◆ INSTRUCTIONS TO FOLLOW:
Copy exactly the lines that run from the top of the listing to the line containing "const fmtPct = (v: number)", both ends included, and omit the pictures.

◆ THE RECORDS:

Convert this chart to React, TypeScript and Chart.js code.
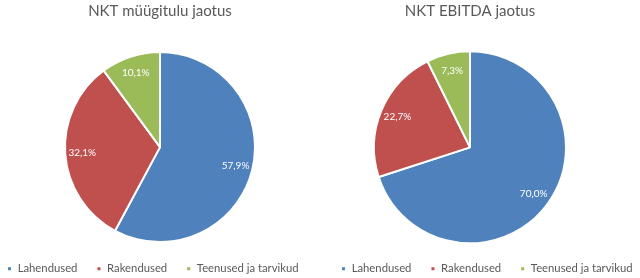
import React, { useEffect, useRef } from "react";
import { Chart, registerables } from "chart.js";

Chart.register(...registerables);

// ---- data ----
const categories = ["Lahendused", "Rakendused", "Teenused ja tarvikud"];
const salesShares = [57.9, 32.1, 10.1];
const ebitdaShares = [70.0, 22.7, 7.3];
const salesTitle = "NKT müügitulu jaotus";
const ebitdaTitle = "NKT EBITDA jaotus";
const sliceColors = ["#4F81BD", "#C0504D", "#9BBB59"];

const FONT = "Lato, 'Open Sans', 'Noto Sans', sans-serif";
const TEXT_GRAY = "#595959";

const fmtPct = (v: number) => v.toFixed(1).replace(".", ",") + "%";

const sliceLabels = {
  id: "sliceLabels",
  afterDatasetsDraw(chart: any, _args: any, opts: any) {
    const ctx = chart.ctx;
    const meta = chart.getDatasetMeta(0);
    const data = chart.data.datasets[0].data as number[];
    ctx.save();
    ctx.font = `${opts.size || 10.5}px ${FONT}`;
    ctx.fillStyle = "#ffffff";
    ctx.textAlign = "center";
    ctx.textBaseline = "middle";
    meta.data.forEach((arc: any, i: number) => {
      const p = arc.getProps(["x", "y", "startAngle", "endAngle", "outerRadius"], true);
      const mid = (p.startAngle + p.endAngle) / 2;
      const r = p.outerRadius * (opts.factor || 0.8);
      ctx.fillText(fmtPct(data[i]), p.x + Math.cos(mid) * r, p.y + Math.sin(mid) * r);
    });
    ctx.restore();
  },
};

const legendShift = {
  id: "legendShift",
  afterLayout(chart: any, _args: any, opts: any) {
    const lg = chart.legend;
    if (!lg || opts.startX == null) return;
    const w = lg.right - lg.left;
    const pad = lg.options.labels.padding;
    lg.left = opts.startX - pad;
    lg.right = lg.left + w;
  },
};

function PieChart(props: {
  title: string;
  values: number[];
  width: number;
  radius: number;
  legendStart: number;
  titlePadBottom: number;
}) {
  const ref = useRef<HTMLCanvasElement>(null);
  useEffect(() => {
    if (!ref.current) return;
    const chart = new Chart(ref.current, {
      type: "pie",
      data: {
        labels: categories,
        datasets: [
          {
            data: props.values,
            backgroundColor: sliceColors,
            borderColor: "#ffffff",
            borderWidth: 2,
            radius: props.radius,
          } as any,
        ],
      },
      options: {
        responsive: false,
        animation: false,
        events: [],
        layout: { padding: { top: 0, bottom: -6.5, left: 0, right: 0 } },
        plugins: {
          title: {
            display: true,
            text: props.title,
            color: TEXT_GRAY,
            font: { family: FONT, size: 15, weight: "normal" },
            padding: { top: 2, bottom: props.titlePadBottom },
          },
          legend: {
            display: true,
            position: "bottom",
            align: "start",
            labels: {
              boxWidth: 5,
              boxHeight: 5,
              padding: 19,
              color: TEXT_GRAY,
              font: { family: FONT, size: 11.3 },
            },
          },
          tooltip: { enabled: false },
          legendShift: { startX: props.legendStart },
          sliceLabels: { size: 10, factor: 0.82 },
        } as any,
      },
      plugins: [sliceLabels, legendShift],
    });
    return () => chart.destroy();
  }, []);
  return <canvas ref={ref} width={props.width} height={278} style={{ display: "block" }} />;
}

export default function App() {
  return (
    <div style={{ position: "absolute", left: 0, top: 0, width: 640, height: 278, background: "#fff", overflow: "hidden" }}>
      <div style={{ position: "absolute", left: -40, top: 0 }}>
        <PieChart title={salesTitle} values={salesShares} width={400} radius={95} legendStart={47} titlePadBottom={30} />
      </div>
      <div style={{ position: "absolute", left: 270, top: 0 }}>
        <PieChart title={ebitdaTitle} values={ebitdaShares} width={400} radius={96} legendStart={71} titlePadBottom={30.5} />
      </div>
    </div>
  );
}
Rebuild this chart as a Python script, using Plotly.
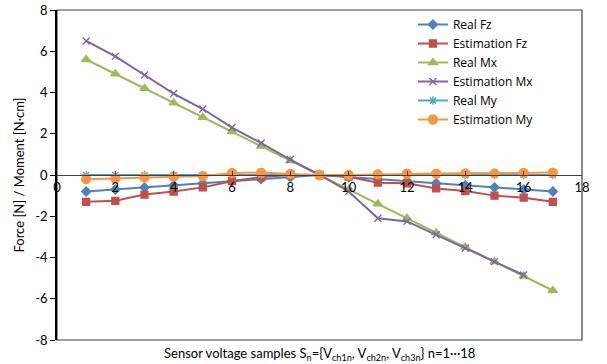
import plotly.graph_objects as go

samples = list(range(1, 18))
real_fz = [-0.8, -0.7, -0.6, -0.5, -0.4, -0.3, -0.2, -0.1, 0.0, -0.1, -0.2, -0.3, -0.4, -0.5, -0.6, -0.7, -0.8]
est_fz = [-1.3, -1.25, -0.95, -0.8, -0.6, -0.3, -0.1, 0.0, 0.0, -0.08, -0.37, -0.4, -0.65, -0.78, -1.0, -1.1, -1.3]
real_mx = [5.6, 4.9, 4.2, 3.5, 2.8, 2.1, 1.4, 0.7, 0.0, -0.7, -1.4, -2.1, -2.8, -3.5, -4.2, -4.9, -5.6]
est_mx = [6.5, 5.75, 4.85, 3.95, 3.2, 2.3, 1.55, 0.75, 0.0, -0.8, -2.1, -2.25, -2.9, -3.55, -4.2, -4.85, None]
real_my = [0.0] * 17
est_my = [-0.2, -0.17, -0.12, -0.08, -0.05, 0.1, 0.12, 0.05, 0.0, 0.0, 0.03, 0.07, 0.07, 0.08, 0.08, 0.1, 0.12]

x_ticks = list(range(0, 19, 2))
y_ticks = list(range(-8, 9, 2))

series = [
    ("Real Fz", real_fz, "#4F81BD", "diamond", 7),
    ("Estimation Fz", est_fz, "#C0504D", "square", 7),
    ("Real Mx", real_mx, "#9BBB59", "triangle-up", 8),
    ("Estimation Mx", est_mx, "#8064A2", "x-thin-open", 7),
    ("Real My", real_my, "#4BACC6", "asterisk-open", 7),
    ("Estimation My", est_my, "#F79646", "circle", 9),
]

font = "Lato, 'Open Sans', sans-serif"
fig = go.Figure()
for name, vals, col, sym, sz in series:
    fig.add_trace(go.Scatter(
        x=samples, y=vals, name=name, mode="lines+markers",
        line=dict(color=col, width=2),
        marker=dict(symbol=sym, size=sz, color=col, line=dict(color=col, width=1.3)),
    ))

fig.update_layout(
    width=607, height=364,
    margin=dict(l=57, r=25, t=10, b=24, autoexpand=False),
    paper_bgcolor="white", plot_bgcolor="white",
    font=dict(family=font, size=13, color="black"),
    showlegend=True,
    legend=dict(x=0.678, y=1.0, xanchor="left", yanchor="top",
                bgcolor="rgba(0,0,0,0)", font=dict(size=12, family="'Open Sans', sans-serif"),
                itemwidth=30, tracegroupgap=0),
    xaxis=dict(range=[0, 18], tickvals=x_ticks, ticktext=[str(v) for v in x_ticks],
               anchor="free", position=0.5, showline=True, linecolor="#404040", linewidth=1,
               ticks="inside", ticklen=4, tickcolor="#404040", showgrid=False, zeroline=False,
               automargin=False, tickfont=dict(size=13)),
    yaxis=dict(range=[-8, 8], tickvals=y_ticks, ticktext=[str(v) for v in y_ticks],
               showline=True, linecolor="black", linewidth=1.5, ticks="outside", ticklen=5,
               tickcolor="black", showgrid=False, zeroline=False, automargin=False,
               title=dict(text="Force [N] / Moment [N·cm]", font=dict(size=13), standoff=8),
               tickfont=dict(size=13)),
    shapes=[dict(type="rect", xref="paper", yref="paper", x0=0, y0=0, x1=1, y1=1,
                 line=dict(color="#404040", width=1.2), layer="below")],
    annotations=[dict(text="Sensor voltage samples S<sub>n</sub>={V<sub>ch1n</sub>, V<sub>ch2n</sub>, V<sub>ch3n</sub>} n=1···18",
                      xref="paper", yref="paper", x=0.5, y=0, yshift=-3,
                      xanchor="center", yanchor="top", showarrow=False,
                      font=dict(size=13))],
)

fig.write_html("out.html", config={"displayModeBar": False},
               post_script="document.body.style.margin='0';document.body.style.overflow='hidden';")
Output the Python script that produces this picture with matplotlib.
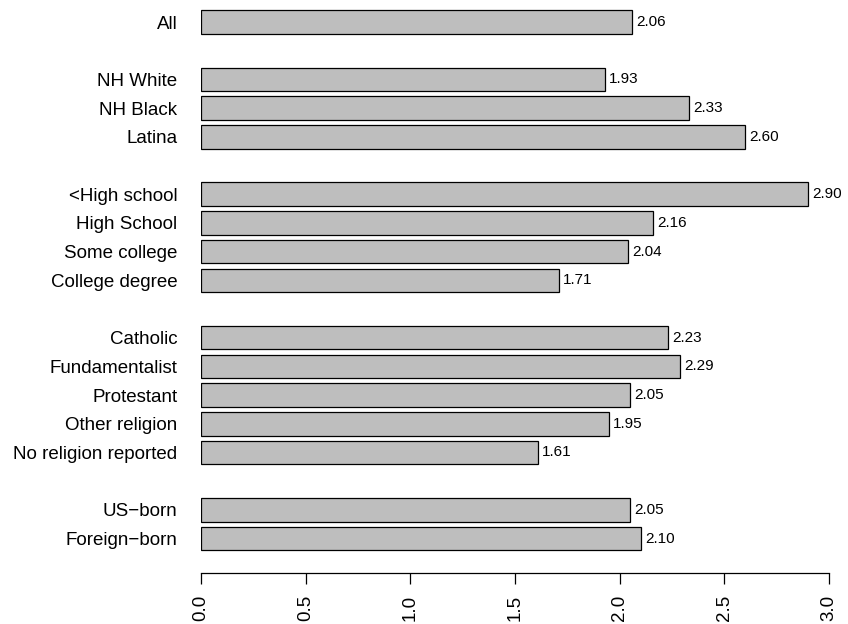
import matplotlib.pyplot as plt

plt.rcParams['font.family'] = ['Liberation Sans', 'DejaVu Sans']

# groups of bars, one blank slot between groups
groups = [
    ["All"],
    ["NH White", "NH Black", "Latina"],
    ["<High school", "High School", "Some college", "College degree"],
    ["Catholic", "Fundamentalist", "Protestant", "Other religion",
     "No religion reported"],
    ["US\u2212born", "Foreign\u2212born"],
]
group_values = [
    [2.06],
    [1.93, 2.33, 2.60],
    [2.90, 2.16, 2.04, 1.71],
    [2.23, 2.29, 2.05, 1.95, 1.61],
    [2.05, 2.10],
]
x_ticks = [0.0, 0.5, 1.0, 1.5, 2.0, 2.5, 3.0]

labels = []
values = []
slots = []
pos = 0
for names, vals in zip(groups, group_values):
    for n, v in zip(names, vals):
        labels.append(n)
        values.append(v)
        slots.append(pos)
        pos += 1
    pos += 1  # gap

fig = plt.figure(figsize=(8.48, 6.24), dpi=100)
ax = fig.add_axes([201 / 848, 1 - 573 / 624, 628 / 848, (573 - 4.8) / 624])

ax.barh(slots, values, height=0.82, color='#BEBEBE', edgecolor='black',
        linewidth=0.9)
for s, v in zip(slots, values):
    ax.annotate(f"{v:.2f}", (v, s), xytext=(3, 0), textcoords='offset points',
                va='center', ha='left', fontsize=11, annotation_clip=False)

ax.set_xlim(0, 3)
ax.set_ylim(19.2, -0.6)
ax.set_yticks(slots)
ax.set_yticklabels(labels, fontsize=13.5)
ax.tick_params(axis='y', length=0, pad=17)
ax.set_xticks(x_ticks)
ax.set_xticklabels([f"{t:.1f}" for t in x_ticks], rotation=90, fontsize=13.5)
ax.tick_params(axis='x', length=8, width=0.9, pad=8)
for side in ['top', 'right', 'left']:
    ax.spines[side].set_visible(False)
ax.spines['bottom'].set_bounds(0, 3)
ax.spines['bottom'].set_linewidth(0.9)
ax.patch.set_visible(False)

fig.savefig('out.png', dpi=100)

◆ OUTPUT OF THE TASK:
Convert this chart to React, TypeScript and Chart.js code.
import React, { useEffect, useRef } from "react";
import { Chart, registerables } from "chart.js";

Chart.register(...registerables);

// ---- data ----
const categories = ["Lahendused", "Rakendused", "Teenused ja tarvikud"];
const salesShares = [57.9, 32.1, 10.1];
const ebitdaShares = [70.0, 22.7, 7.3];
const salesTitle = "NKT müügitulu jaotus";
const ebitdaTitle = "NKT EBITDA jaotus";
const sliceColors = ["#4F81BD", "#C0504D", "#9BBB59"];

const FONT = "Lato, 'Open Sans', 'Noto Sans', sans-serif";
const TEXT_GRAY = "#595959";

const fmtPct = (v: number) => v.toFixed(1).replace(".", ",") + "%";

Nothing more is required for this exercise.